You'd never guess it from looking at my office or the guest room (it's really time to invite some overnight guests so I have some incentive to get the leftover Christmas wrap and other clutter out of there), but we've been getting rid of stuff. It's time for some end-of-year sorting and clearing out. Okay, make that end-of-years, plural, starting with, oh, about 1992.
We've found the occasional almost-forgotten treasure and a certain amount of just plain junk. Most of the stuff, though, falls into that troublesome category of things that are obsolete or unused, but that are still too good to throw out. We have no need for them whatsoever, but theoretically at least, we might—someday. Or someone might. We just don't know when, how, or why we might ever use them.
Of course, that theoretical potential is exactly why they've been sitting around all this time gathering dust.

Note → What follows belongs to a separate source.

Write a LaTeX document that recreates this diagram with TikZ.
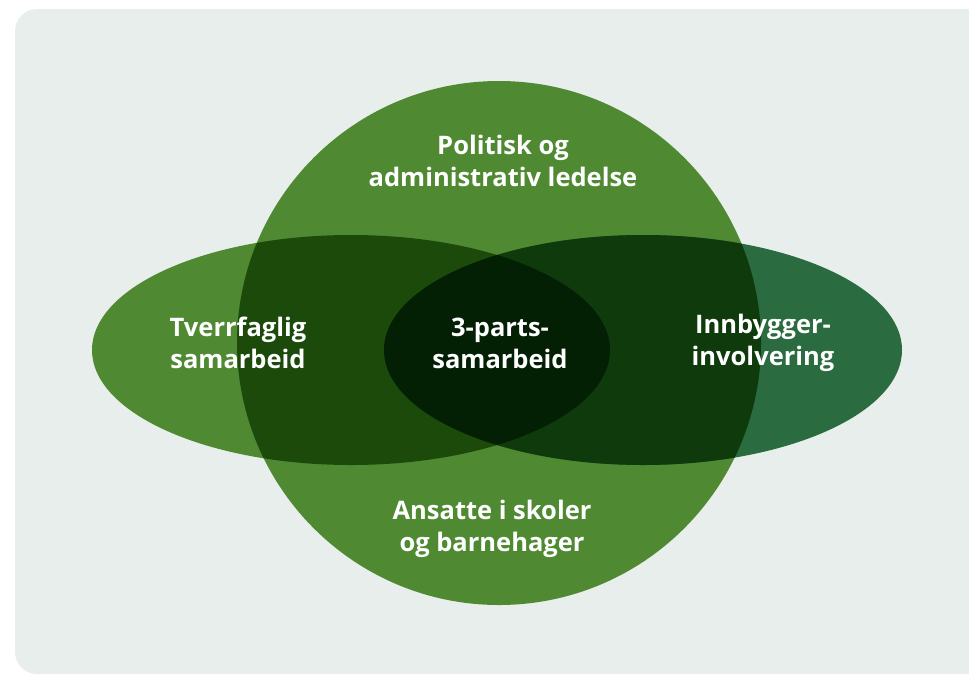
\documentclass[tikz,border=0pt]{standalone}
\usepackage{fontspec}
\setmainfont{Open Sans}
\definecolor{bgc}{HTML}{E8EEEB}
\definecolor{gmain}{HTML}{4F8A32}
\definecolor{gright}{HTML}{2A6B40}
\definecolor{gleftc}{HTML}{1B4A0B}
\definecolor{grightc}{HTML}{0E3A0C}
\definecolor{gcenter}{HTML}{032005}
\begin{document}
\begin{tikzpicture}[x=1pt,y=-1pt,
  lbl/.style={text=white,font=\fontsize{25.5}{32}\selectfont\bfseries,align=center,inner sep=0pt}]
\useasboundingbox (0,0) rectangle (969,675);
\clip (0,0) rectangle (969,675);
\fill[bgc,rounded corners=22pt] (15,9) rectangle (1010,674);
% shapes
\fill[gmain] (499,343) circle[radius=262];
\fill[gmain] (351,350) ellipse[x radius=259,y radius=115];
\fill[gright] (643,350) ellipse[x radius=259,y radius=115];
\begin{scope}
  \clip (499,343) circle[radius=262];
  \fill[gleftc] (351,350) ellipse[x radius=259,y radius=115];
  \fill[grightc] (643,350) ellipse[x radius=259,y radius=115];
  \clip (351,350) ellipse[x radius=259,y radius=115];
  \fill[gcenter] (643,350) ellipse[x radius=259,y radius=115];
\end{scope}
% labels
\node[lbl] (top) at (503,161) {Politisk og\\administrativ ledelse};
\node[lbl] (left) at (238,343) {Tverrfaglig\\samarbeid};
\node[lbl] (mid) at (500,343) {3-parts-\\samarbeid};
\node[lbl] (right) at (763,343) {Innbygger-\\involvering};
\node[lbl] (bot) at (492,529) {Ansatte i skoler\\og barnehager};
\end{tikzpicture}
\end{document}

Why doesn't somebody hurry up and invent a recycling/transmogrifying machine? It would operate somewhat like the transporters from Star Trek. The machine would disassemble something down to its very atoms, but instead of putting it back together the way it was, it would reassemble those atoms into something new.

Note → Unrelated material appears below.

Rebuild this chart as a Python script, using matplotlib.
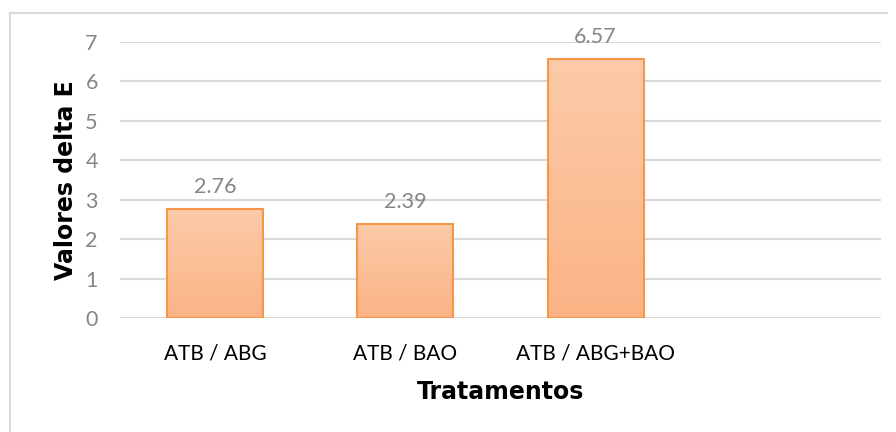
import numpy as np
import matplotlib.pyplot as plt
from matplotlib.colors import LinearSegmentedColormap
from matplotlib.lines import Line2D

# data ---
categories = ['ATB / ABG', 'ATB / BAO', 'ATB / ABG+BAO']
values = [2.76, 2.39, 6.57]
n_slots = 4   # excel left an empty 4th slot
yticks = [0, 1, 2, 3, 4, 5, 6, 7]
# ---

plt.rcParams['font.family'] = ['Lato', 'DejaVu Sans']

fig = plt.figure(figsize=(8.96, 4.32), dpi=100)
ax = fig.add_axes([120/896, (432-318)/432, (881-120)/896, (318-41.7)/432])

grad = LinearSegmentedColormap.from_list('peach', ['#fbb385', '#fccba9'])
x = np.arange(len(categories))
bars = ax.bar(x, values, width=0.505, facecolor='none', edgecolor='#f79646',
              linewidth=1.5, zorder=3)
for b in bars:
    x0, y0 = b.get_x(), b.get_y()
    w, h = b.get_width(), b.get_height()
    im = ax.imshow(np.linspace(0, 1, 256).reshape(-1, 1), cmap=grad, origin='lower',
                   extent=[x0, x0+w, y0, y0+h], aspect='auto', zorder=2)
    im.set_clip_path(b)
    ax.text(x0+w/2, h+0.3, f'{h:.2f}', ha='center', va='bottom', fontsize=15.5, color='#858585')

ax.set_xlim(-0.5, n_slots-0.5)
ax.set_ylim(0, 7)
ax.set_yticks(yticks)
ax.set_xticks(x)
ax.set_xticklabels(categories, fontsize=15, color='black')
ax.tick_params(axis='y', labelsize=15.5, labelcolor='#858585', length=0, pad=16)
ax.tick_params(axis='x', length=0, pad=18)
ax.grid(axis='y', color='#d9d9d9', linewidth=1.5, zorder=0)
ax.set_axisbelow(True)
for s in ax.spines.values():
    s.set_visible(False)

ax.set_xlabel('Tratamentos', fontsize=17, fontweight='heavy', family='DejaVu Sans', labelpad=12)
ax.set_ylabel('Valores delta E', fontsize=17, fontweight='heavy', family='DejaVu Sans', labelpad=5)

# chart area border (left + top visible)
fig.add_artist(Line2D([10/896, 10/896], [0, 1-13/432], color='#d9d9d9', linewidth=1.5))
fig.add_artist(Line2D([10/896, 887/896], [1-13/432, 1-13/432], color='#d9d9d9', linewidth=1.5))

plt.savefig('out.png', dpi=100)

You'd put your old stuff—an IBM Selectric typewriter from 1979, say—into the machine, program the right settings, and press "start." After some whirring and beeping and a few flashing lights, out the other end would come a new laptop, a couple of e-readers, and a set of stainless steel tableware for eight. Oh, and that nine-sixteenths wrench that's missing from the socket set.
Just think of the possibilities. Outgrown jeans and old tee-shirts could be transformed into this year's fashion, or maybe a new pair of Carhartts coveralls. An old bicycle could become a new skateboard. Unwanted Christmas gifts could be transformed into just the thing you'd have bought for yourself. The lighted plastic "pig driveway markers" I got in a white elephant exchange could become a new pair of dress shoes that didn't pinch my toes. Fruitcake or gingersnaps could be transformed into dark chocolate.
Now, that would be regifting.
Of course, there are still a few technical details to iron out before such a machine could ever be perfected. And if it were ever to be made workable on a practical scale, it would completely disrupt the world's economic systems. We certainly wouldn't want to do that, given how perfectly everything seems to be working right now.
So it may be a while before the "Atomic Recyler" is on the market. In the meantime, does anyone out there want a perfectly good Selectric typewriter?